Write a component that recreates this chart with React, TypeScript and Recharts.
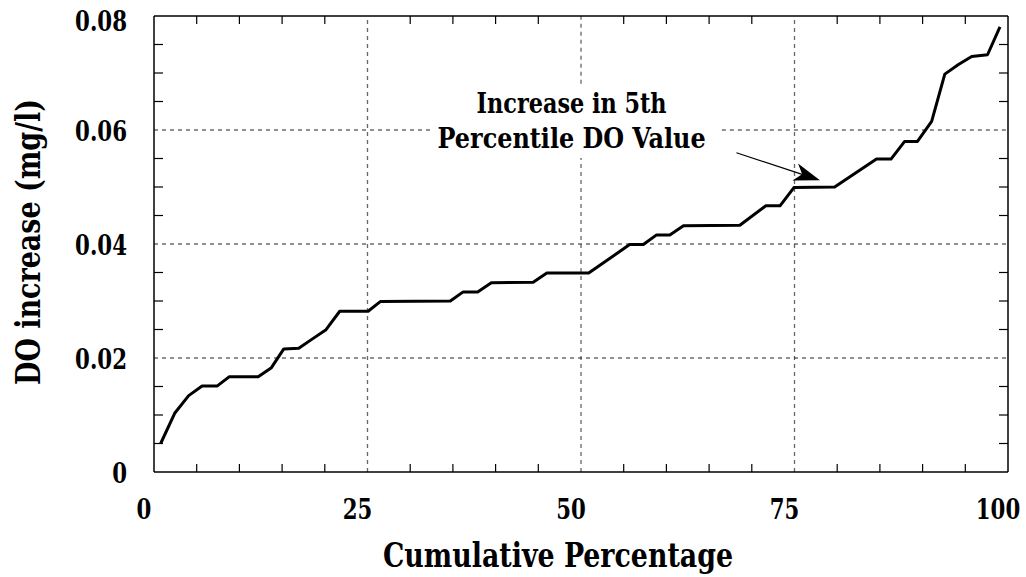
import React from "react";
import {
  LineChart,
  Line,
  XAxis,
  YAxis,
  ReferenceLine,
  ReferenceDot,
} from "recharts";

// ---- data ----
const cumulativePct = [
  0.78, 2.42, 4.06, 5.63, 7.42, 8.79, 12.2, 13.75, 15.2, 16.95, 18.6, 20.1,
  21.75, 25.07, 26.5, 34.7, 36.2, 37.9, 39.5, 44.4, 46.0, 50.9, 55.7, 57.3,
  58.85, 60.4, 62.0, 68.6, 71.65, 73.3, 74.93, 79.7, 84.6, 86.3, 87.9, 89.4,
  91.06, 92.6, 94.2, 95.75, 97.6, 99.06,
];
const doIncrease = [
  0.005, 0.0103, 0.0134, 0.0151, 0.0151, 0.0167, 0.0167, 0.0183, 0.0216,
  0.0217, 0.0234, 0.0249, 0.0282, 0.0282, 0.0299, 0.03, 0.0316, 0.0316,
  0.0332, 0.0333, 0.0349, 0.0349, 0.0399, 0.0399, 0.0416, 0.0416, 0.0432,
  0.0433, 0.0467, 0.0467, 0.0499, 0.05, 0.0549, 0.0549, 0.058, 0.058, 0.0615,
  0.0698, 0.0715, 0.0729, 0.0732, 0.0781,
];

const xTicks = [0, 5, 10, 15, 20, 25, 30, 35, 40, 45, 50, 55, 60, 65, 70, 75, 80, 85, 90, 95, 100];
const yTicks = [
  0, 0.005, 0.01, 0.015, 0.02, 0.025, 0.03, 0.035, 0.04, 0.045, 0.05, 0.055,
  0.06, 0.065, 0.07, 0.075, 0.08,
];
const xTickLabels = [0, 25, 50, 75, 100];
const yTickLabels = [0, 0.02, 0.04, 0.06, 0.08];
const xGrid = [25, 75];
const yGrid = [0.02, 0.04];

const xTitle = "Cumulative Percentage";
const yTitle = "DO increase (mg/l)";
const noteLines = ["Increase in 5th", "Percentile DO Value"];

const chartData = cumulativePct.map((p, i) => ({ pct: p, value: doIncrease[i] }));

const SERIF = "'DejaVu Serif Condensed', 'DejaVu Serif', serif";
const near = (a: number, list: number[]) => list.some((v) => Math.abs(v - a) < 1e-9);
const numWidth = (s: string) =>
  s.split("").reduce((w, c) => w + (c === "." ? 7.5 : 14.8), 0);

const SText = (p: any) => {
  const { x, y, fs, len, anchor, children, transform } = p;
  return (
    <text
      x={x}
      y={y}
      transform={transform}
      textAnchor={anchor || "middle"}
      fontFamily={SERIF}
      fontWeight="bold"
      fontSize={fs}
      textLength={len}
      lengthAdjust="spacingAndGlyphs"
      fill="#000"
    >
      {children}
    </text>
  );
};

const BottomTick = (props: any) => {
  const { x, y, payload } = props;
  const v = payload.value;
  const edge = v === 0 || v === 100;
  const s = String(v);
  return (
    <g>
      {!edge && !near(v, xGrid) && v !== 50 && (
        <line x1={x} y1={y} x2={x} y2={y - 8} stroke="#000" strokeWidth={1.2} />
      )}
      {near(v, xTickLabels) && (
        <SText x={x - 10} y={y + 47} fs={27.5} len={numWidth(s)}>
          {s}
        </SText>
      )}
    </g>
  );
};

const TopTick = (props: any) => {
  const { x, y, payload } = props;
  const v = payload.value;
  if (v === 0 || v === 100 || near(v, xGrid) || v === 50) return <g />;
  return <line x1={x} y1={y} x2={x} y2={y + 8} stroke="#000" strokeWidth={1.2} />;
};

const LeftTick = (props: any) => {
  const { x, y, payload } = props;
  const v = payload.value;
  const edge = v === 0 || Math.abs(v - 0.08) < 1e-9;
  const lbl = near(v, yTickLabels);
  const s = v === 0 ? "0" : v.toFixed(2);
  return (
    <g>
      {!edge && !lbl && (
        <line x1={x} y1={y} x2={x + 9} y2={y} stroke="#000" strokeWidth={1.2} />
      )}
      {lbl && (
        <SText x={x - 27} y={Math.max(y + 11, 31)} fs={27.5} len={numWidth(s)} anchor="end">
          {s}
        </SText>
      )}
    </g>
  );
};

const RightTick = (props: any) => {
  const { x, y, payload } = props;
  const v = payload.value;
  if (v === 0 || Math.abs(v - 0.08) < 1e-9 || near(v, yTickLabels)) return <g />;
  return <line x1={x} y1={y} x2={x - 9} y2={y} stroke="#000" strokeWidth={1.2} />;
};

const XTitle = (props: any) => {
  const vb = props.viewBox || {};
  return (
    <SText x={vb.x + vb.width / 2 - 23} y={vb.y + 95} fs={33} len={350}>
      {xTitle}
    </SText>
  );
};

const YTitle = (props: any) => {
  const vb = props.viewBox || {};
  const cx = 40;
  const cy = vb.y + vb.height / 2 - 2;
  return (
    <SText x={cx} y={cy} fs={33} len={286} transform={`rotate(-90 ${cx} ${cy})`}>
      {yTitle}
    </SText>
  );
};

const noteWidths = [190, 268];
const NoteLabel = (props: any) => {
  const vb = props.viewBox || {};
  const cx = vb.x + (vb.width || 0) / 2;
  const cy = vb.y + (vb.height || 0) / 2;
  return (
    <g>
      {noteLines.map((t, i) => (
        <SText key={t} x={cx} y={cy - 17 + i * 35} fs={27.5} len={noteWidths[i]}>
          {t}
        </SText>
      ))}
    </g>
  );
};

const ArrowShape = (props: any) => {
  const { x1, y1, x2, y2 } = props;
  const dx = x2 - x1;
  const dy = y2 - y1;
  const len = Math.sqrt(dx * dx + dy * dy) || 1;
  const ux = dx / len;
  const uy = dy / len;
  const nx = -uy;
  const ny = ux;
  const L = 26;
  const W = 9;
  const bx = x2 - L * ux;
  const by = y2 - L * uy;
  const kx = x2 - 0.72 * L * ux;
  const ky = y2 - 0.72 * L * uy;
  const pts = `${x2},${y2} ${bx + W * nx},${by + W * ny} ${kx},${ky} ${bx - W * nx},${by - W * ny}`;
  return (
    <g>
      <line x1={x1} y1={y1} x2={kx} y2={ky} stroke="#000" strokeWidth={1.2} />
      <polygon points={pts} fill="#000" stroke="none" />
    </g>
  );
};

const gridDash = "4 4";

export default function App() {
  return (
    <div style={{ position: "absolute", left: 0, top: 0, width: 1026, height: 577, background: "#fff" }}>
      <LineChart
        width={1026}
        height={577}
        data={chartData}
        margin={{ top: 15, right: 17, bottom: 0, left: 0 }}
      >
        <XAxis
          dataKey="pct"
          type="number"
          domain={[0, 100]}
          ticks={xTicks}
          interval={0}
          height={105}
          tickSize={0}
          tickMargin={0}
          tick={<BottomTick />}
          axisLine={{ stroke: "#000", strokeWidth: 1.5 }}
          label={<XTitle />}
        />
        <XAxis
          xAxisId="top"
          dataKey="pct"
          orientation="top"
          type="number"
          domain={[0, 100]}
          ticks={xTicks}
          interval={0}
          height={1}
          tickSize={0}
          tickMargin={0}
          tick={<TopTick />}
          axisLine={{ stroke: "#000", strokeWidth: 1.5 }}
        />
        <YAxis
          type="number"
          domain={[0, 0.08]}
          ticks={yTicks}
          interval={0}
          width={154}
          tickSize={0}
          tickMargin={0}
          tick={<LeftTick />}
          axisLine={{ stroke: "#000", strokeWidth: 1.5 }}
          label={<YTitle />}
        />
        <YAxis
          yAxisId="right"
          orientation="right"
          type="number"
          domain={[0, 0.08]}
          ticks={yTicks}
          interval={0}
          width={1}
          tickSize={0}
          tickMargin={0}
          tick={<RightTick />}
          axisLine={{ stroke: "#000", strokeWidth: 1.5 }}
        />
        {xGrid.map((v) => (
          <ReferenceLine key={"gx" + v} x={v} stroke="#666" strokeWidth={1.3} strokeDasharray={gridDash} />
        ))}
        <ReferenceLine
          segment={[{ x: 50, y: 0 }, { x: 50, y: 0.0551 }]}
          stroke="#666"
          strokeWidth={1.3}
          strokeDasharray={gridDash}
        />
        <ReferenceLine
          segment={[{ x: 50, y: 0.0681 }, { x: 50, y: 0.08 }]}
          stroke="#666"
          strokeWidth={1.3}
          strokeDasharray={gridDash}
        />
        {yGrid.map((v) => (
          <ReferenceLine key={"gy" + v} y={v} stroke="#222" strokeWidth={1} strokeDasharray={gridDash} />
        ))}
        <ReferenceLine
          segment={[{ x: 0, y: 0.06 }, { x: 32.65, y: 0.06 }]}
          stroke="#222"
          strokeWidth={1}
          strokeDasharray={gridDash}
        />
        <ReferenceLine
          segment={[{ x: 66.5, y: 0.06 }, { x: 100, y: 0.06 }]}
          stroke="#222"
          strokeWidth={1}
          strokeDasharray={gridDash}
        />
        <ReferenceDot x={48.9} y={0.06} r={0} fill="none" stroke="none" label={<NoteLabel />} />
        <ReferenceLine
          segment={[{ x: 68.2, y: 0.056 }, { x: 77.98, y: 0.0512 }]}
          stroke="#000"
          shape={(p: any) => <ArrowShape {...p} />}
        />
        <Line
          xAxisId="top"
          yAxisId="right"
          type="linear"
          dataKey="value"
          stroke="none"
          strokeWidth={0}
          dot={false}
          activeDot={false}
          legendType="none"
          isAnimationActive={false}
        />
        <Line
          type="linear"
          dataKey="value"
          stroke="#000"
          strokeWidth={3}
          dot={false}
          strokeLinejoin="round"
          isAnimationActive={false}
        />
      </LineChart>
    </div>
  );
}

::::::::

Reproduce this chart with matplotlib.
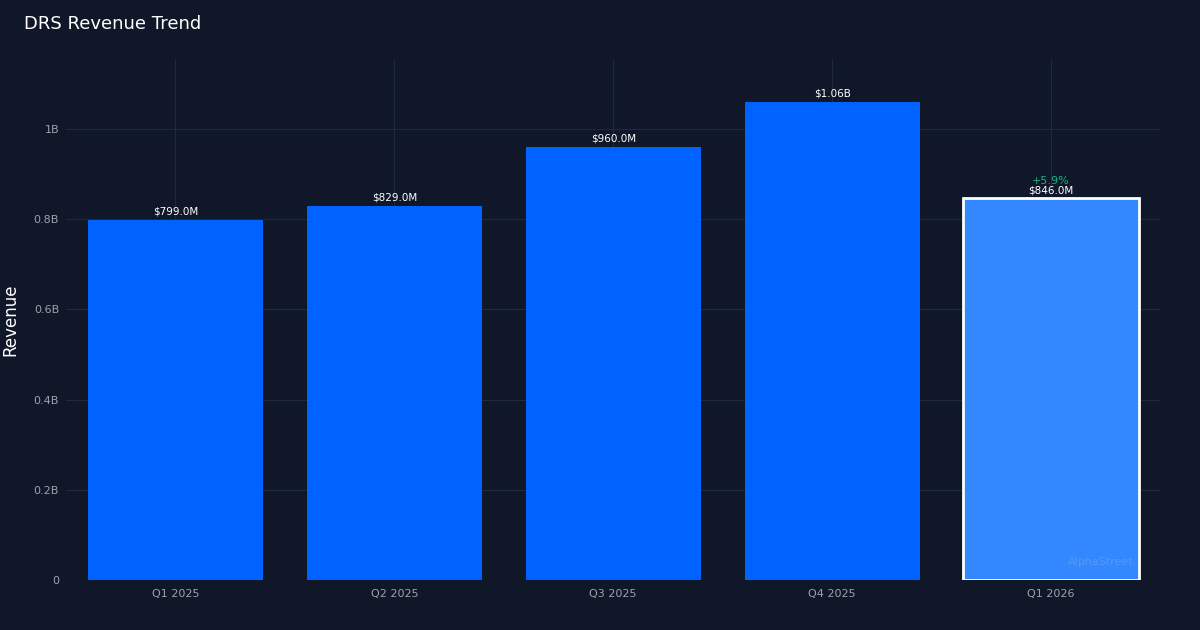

::::::::

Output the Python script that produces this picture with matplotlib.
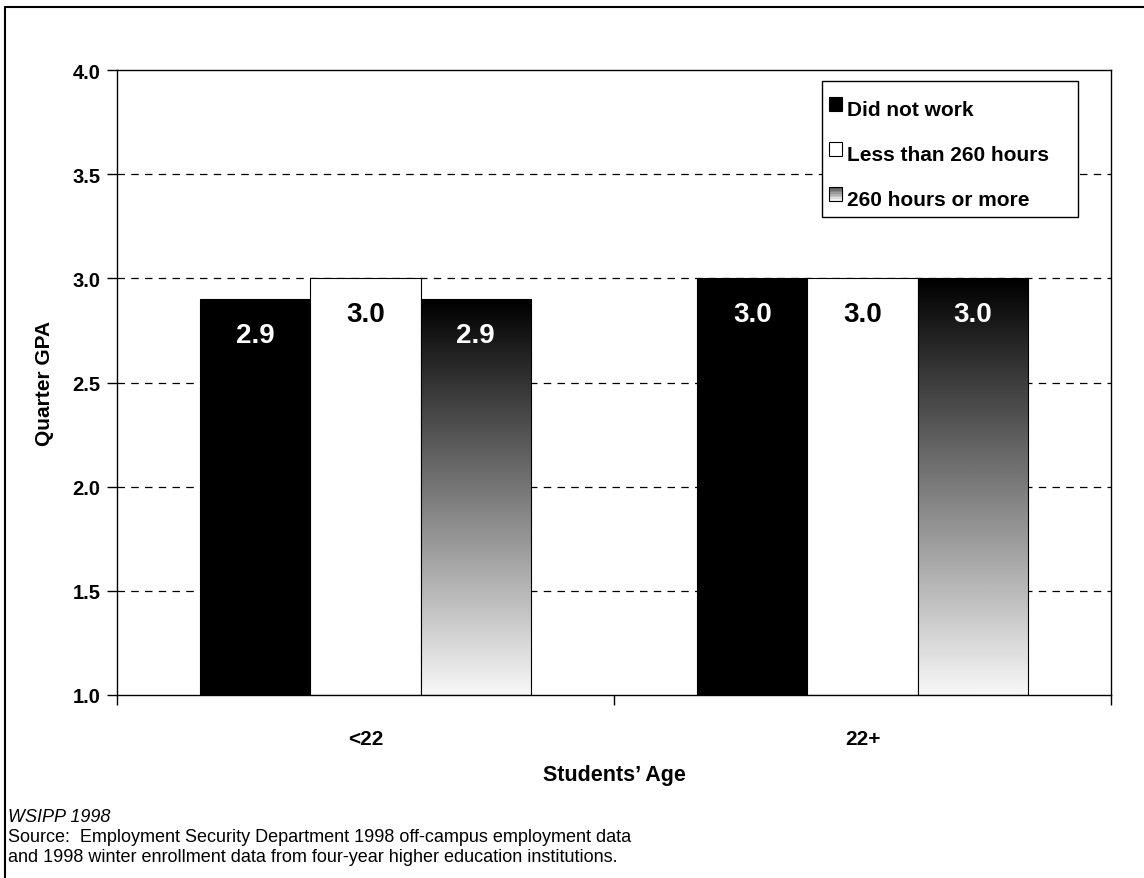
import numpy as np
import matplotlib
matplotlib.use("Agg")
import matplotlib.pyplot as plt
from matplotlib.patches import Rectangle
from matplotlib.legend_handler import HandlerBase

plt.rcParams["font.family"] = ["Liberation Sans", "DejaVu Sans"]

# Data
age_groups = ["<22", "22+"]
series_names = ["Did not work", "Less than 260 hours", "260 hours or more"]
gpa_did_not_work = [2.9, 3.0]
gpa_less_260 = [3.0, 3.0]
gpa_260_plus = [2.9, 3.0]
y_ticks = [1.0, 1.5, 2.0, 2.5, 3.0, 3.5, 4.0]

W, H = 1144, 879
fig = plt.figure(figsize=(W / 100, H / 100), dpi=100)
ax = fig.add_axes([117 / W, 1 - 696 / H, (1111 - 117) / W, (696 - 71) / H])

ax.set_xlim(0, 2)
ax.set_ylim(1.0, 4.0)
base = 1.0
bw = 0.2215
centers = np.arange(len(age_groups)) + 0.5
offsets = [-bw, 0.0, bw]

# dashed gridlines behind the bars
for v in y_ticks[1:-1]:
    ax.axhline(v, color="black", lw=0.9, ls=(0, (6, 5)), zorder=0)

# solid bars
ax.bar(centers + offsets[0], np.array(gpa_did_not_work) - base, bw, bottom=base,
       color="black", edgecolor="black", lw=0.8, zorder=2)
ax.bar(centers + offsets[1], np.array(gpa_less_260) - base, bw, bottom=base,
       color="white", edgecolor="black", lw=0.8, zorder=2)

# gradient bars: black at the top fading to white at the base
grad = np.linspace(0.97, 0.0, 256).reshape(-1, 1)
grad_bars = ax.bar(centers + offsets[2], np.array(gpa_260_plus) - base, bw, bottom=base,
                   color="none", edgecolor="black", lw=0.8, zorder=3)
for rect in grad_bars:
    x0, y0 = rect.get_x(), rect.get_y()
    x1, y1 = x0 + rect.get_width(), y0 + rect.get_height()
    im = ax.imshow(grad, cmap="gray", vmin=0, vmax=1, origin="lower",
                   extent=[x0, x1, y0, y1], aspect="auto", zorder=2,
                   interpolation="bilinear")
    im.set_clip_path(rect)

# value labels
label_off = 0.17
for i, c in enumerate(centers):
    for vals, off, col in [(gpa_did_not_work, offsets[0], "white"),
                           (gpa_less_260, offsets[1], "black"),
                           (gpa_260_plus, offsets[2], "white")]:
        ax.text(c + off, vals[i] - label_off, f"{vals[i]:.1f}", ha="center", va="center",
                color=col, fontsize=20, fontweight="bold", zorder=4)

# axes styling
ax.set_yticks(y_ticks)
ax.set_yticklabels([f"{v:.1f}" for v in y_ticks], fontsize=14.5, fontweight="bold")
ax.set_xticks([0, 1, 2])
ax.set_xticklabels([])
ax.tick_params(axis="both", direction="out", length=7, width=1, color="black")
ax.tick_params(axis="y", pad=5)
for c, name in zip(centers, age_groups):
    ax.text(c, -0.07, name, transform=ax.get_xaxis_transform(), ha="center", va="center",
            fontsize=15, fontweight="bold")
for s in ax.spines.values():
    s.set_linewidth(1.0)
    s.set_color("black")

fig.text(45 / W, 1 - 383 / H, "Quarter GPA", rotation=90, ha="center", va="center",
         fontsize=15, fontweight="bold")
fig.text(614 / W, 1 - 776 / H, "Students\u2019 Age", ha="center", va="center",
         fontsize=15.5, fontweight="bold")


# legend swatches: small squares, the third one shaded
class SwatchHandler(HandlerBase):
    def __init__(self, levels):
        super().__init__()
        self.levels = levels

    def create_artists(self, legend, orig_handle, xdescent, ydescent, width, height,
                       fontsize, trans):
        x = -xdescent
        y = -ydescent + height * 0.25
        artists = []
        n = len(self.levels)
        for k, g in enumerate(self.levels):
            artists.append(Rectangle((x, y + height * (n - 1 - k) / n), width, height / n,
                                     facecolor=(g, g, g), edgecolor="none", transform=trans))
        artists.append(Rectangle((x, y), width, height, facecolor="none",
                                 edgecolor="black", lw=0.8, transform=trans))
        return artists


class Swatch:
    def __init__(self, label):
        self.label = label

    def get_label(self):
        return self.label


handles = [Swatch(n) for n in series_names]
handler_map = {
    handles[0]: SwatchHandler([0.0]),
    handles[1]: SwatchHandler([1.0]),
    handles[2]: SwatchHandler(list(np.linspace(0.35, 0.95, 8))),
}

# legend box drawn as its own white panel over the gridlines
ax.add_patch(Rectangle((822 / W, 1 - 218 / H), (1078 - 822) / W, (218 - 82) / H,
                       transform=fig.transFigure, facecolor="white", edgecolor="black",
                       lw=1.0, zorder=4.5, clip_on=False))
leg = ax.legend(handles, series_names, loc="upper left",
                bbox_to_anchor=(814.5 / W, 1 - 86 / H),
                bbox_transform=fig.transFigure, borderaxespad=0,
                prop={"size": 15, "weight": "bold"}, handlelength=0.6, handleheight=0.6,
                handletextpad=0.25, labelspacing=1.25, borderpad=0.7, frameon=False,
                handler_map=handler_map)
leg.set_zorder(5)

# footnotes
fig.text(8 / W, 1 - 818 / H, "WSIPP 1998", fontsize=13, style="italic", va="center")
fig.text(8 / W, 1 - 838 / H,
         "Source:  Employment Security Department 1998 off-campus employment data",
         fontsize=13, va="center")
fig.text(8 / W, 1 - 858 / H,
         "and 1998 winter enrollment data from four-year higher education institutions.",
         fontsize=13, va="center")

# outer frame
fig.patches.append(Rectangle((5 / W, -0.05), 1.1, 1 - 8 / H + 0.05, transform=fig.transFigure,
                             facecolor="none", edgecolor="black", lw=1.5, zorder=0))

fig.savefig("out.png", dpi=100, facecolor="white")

::::::::

§ Task:
Start with the line that includes "Output the Python" and finish with the line that includes "y_ticks = [1.0, 1.5, 2.0, 2.5, 3.0, 3.5, 4.0]": reproduce those lines exactly, nothing before or after, and omit any pictures.

§ Result for this task:
Output the Python script that produces this picture with matplotlib.
import numpy as np
import matplotlib
matplotlib.use("Agg")
import matplotlib.pyplot as plt
from matplotlib.patches import Rectangle
from matplotlib.legend_handler import HandlerBase

plt.rcParams["font.family"] = ["Liberation Sans", "DejaVu Sans"]

# Data
age_groups = ["<22", "22+"]
series_names = ["Did not work", "Less than 260 hours", "260 hours or more"]
gpa_did_not_work = [2.9, 3.0]
gpa_less_260 = [3.0, 3.0]
gpa_260_plus = [2.9, 3.0]
y_ticks = [1.0, 1.5, 2.0, 2.5, 3.0, 3.5, 4.0]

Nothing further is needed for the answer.